• Given task
Which lines contain the word "chart"? Return each of them as written.

↓

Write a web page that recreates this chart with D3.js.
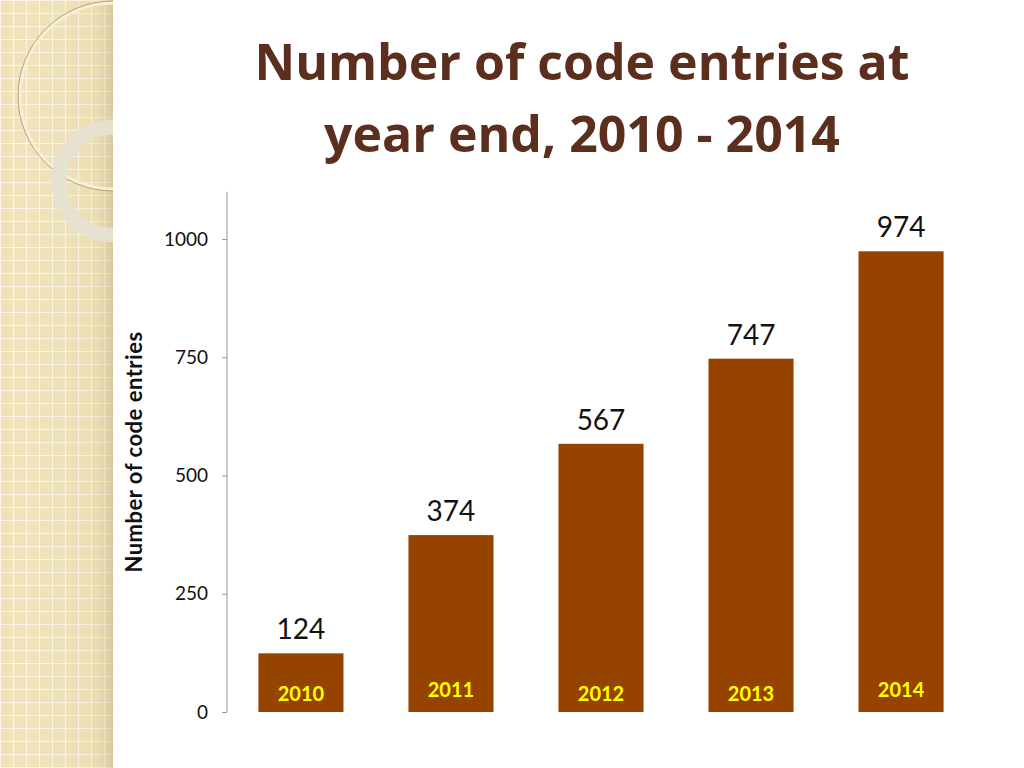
<!DOCTYPE html>
<html><head><meta charset="utf-8">
<script src="https://cdn.jsdelivr.net/npm/d3@7"></script>
<style>body{margin:0;background:#fff}svg{display:block}</style>
</head><body>
<div id="chart"></div>
<script>
// data
const years = ["2010", "2011", "2012", "2013", "2014"];
const entries = [124, 374, 567, 747, 974];
const yTicks = [0, 250, 500, 750, 1000];
const yearLabelShift = [0, -4, 0, 0, -4];

const svg = d3.select("#chart").append("svg")
    .attr("width", 1024).attr("height", 768);

// Decorative left strip
const defs = svg.append("defs");
const grid = defs.append("pattern").attr("id", "grid")
    .attr("width", 13).attr("height", 13).attr("patternUnits", "userSpaceOnUse");
grid.append("rect").attr("width", 13).attr("height", 13).attr("fill", "#efe2b9");
grid.append("path").attr("d", "M0 0.5H13M0.5 0V13").attr("stroke", "#fbf6e6").attr("stroke-width", 1.2);
const shade = defs.append("linearGradient").attr("id", "shade");
shade.append("stop").attr("offset", "0%").attr("stop-color", "#fff").attr("stop-opacity", 0);
shade.append("stop").attr("offset", "85%").attr("stop-color", "#d8c896").attr("stop-opacity", 0.2);
shade.append("stop").attr("offset", "100%").attr("stop-color", "#b9a878").attr("stop-opacity", 0.45);
svg.append("rect").attr("width", 113).attr("height", 768).attr("fill", "url(#grid)");
svg.append("rect").attr("width", 113).attr("height", 768).attr("fill", "url(#shade)");
const deco = svg.append("g");
deco.append("circle").attr("cx", 113).attr("cy", 96).attr("r", 93)
    .attr("fill", "none").attr("stroke", "#f7efd4").attr("stroke-width", 3);
deco.append("circle").attr("cx", 113).attr("cy", 96).attr("r", 95)
    .attr("fill", "none").attr("stroke", "#b9a57a").attr("stroke-width", 1);
deco.append("circle").attr("cx", 113).attr("cy", 181).attr("r", 54)
    .attr("fill", "none").attr("stroke", "#e6e1d3").attr("stroke-width", 15).attr("opacity", 0.9);
svg.append("rect").attr("x", 113).attr("width", 911).attr("height", 768).attr("fill", "#fff");

// Title
[["Number of code entries at", 80], ["year end, 2010 - 2014", 152]].forEach(([t, ty]) => {
    svg.append("text").attr("x", 582).attr("y", ty).attr("text-anchor", "middle")
        .style("font-family", "'Open Sans', sans-serif").style("font-weight", "bold")
        .style("font-size", "50px").attr("fill", "#5b2e1e").text(t);
});

// Scales
const x = d3.scaleBand().domain(years).range([226, 976])
    .paddingInner(0.433).paddingOuter(0.216);
const y = d3.scaleLinear().domain([0, 1000]).range([712, 239]);

// Axis
const axis = svg.append("g").attr("transform", "translate(227,0)")
    .call(d3.axisLeft(y).tickValues(yTicks).tickFormat(d3.format("d")).tickSize(5).tickPadding(14));
axis.select(".domain").remove();
axis.append("line").attr("y1", y(1100)).attr("y2", y(0)).attr("stroke", "#999");
axis.selectAll(".tick line").attr("stroke", "#999");
axis.selectAll(".tick text").style("font-family", "Lato, sans-serif")
    .style("font-size", "19px").attr("fill", "#111");

svg.append("text").attr("transform", "translate(142,452) rotate(-90)")
    .attr("text-anchor", "middle").style("font-family", "Lato, sans-serif")
    .style("font-size", "22px").style("font-weight", "bold").style("letter-spacing", "0.5px")
    .attr("fill", "#111").text("Number of code entries");

// Bars
svg.selectAll(".bar").data(entries).enter().append("rect")
    .attr("x", (d, i) => x(years[i])).attr("width", x.bandwidth())
    .attr("y", d => y(d)).attr("height", d => y(0) - y(d))
    .attr("fill", "#974300");

svg.selectAll(".val").data(entries).enter().append("text")
    .attr("x", (d, i) => x(years[i]) + x.bandwidth() / 2)
    .attr("y", d => y(d) - 14).attr("text-anchor", "middle")
    .style("font-family", "Lato, sans-serif").style("font-size", "28px")
    .attr("fill", "#111").text(d => d);

svg.selectAll(".yr").data(years).enter().append("text")
    .attr("x", d => x(d) + x.bandwidth() / 2)
    .attr("y", (d, i) => 701 + yearLabelShift[i]).attr("text-anchor", "middle")
    .style("font-family", "Lato, sans-serif").style("font-weight", "bold")
    .style("font-size", "20px").attr("fill", "#ffff00").text(d => d);
</script>
</body></html>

↑

• Worked answer
Write a web page that recreates this chart with D3.js.
<div id="chart"></div>
const svg = d3.select("#chart").append("svg")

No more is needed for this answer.